Çalışma şartlarının yeterince adil olmadığını, yevmiyelerini zamanında alamadıklarını bahane ederek zaman içerisinde işçi değişimi yaşanmıştır. Yaşanmış tüm olumsuzluklara rağmen, O dönemin yoksul halinin yansıması olarak, birçok Çankırı genci, iyi ya da kötü, oranın nimetinden bir bakıma nasiplenmişlerdir.

Ancak; hak, hukuk ve adalette bir o kadar, göz ardı edilmiş. Genelde mevsimlik çalışanların, sigorta olayı hak olmaktan çıkmış. Kimi zaman, mesai saatleri, karşılıksız uzatılmış. Bazen ise, yevmiyeler tam ve zamanında ödenmemiş, ya da ötelenmiş.

Zamanla, gelişime ayak uydurulamamış. Teknolojik makine gücü yeterince önemsenmemiş. Ömer ağanında yaşlanmışlığı düşünüldüğünde, yeni bir çabaların, olmamasından dolayı, Şen Kiremit fabrikası, her geçen gün gücünü yitirmeye başlamış. Ömer amca’nın da rahmetli olmasıyla, oğulları Hilmi, Sabri, Hasan ŞEN taşımacılık ve diğeri işleri yanında fabrikayı dönüşümlü idare etme gayretleri de yeterli gelmemiştir. Ağırlaşan sorunları çözmek bir o kadar zorlaşınca ‘’Şen Kiremit’’ mazide, seksenli yıllara kadar, ancak dayanabilmiş.

Gariban ilin bugün ki, elli beş, altmış yaş arasındaki kuşağın genelinin hatıralarında, yaşanmış anılarında, emek olarak halen kalmaktadır.

Yaklaşık, yirmi dört – yirmi beş dönümlük mekân ise,  şehir imar planı çerçevesinde, yerleşime açılarak, günümüzün yüksek binalarının temellerinde, geçmişin derinliğinde, üzülerek kaybolup gitmişlerdir.

Bu garip şehre, yatırım yapıp, adını duyuran, ilini unutmayan bu insanları, minnetle anıyoruz. İlahi huzura giden, Ömer ŞEN ağaya (Nam-ı diğer Kürt Omar)**, oğulları Hilmi ve Sabri beylere de, rahmet diliyoruz.

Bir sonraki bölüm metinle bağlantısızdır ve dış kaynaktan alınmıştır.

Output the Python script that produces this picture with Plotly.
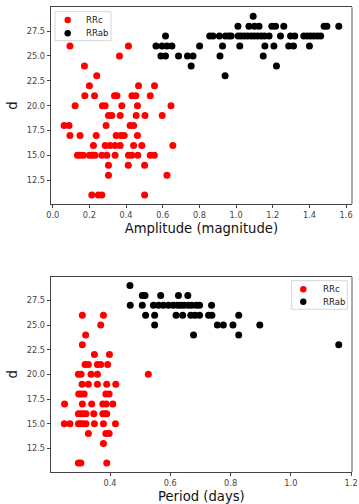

Kabirler pir nur, mekânları cennet olsun. Hep ŞEN kalsınlar.


 Not: *  Katkılarından dolayı rahmetli Ömer amcanın torunu
            Lokman ŞEN'e teşekkür ederim.
      **  Bu isim, ötekileştirmek, ayrıştırmakdan ziyade,
           O yıllarda, halk arasında tanınan adından dolayı
           kullanılmıştır.Bilinmesini önemle belirtmek isterim.Saygılarımla.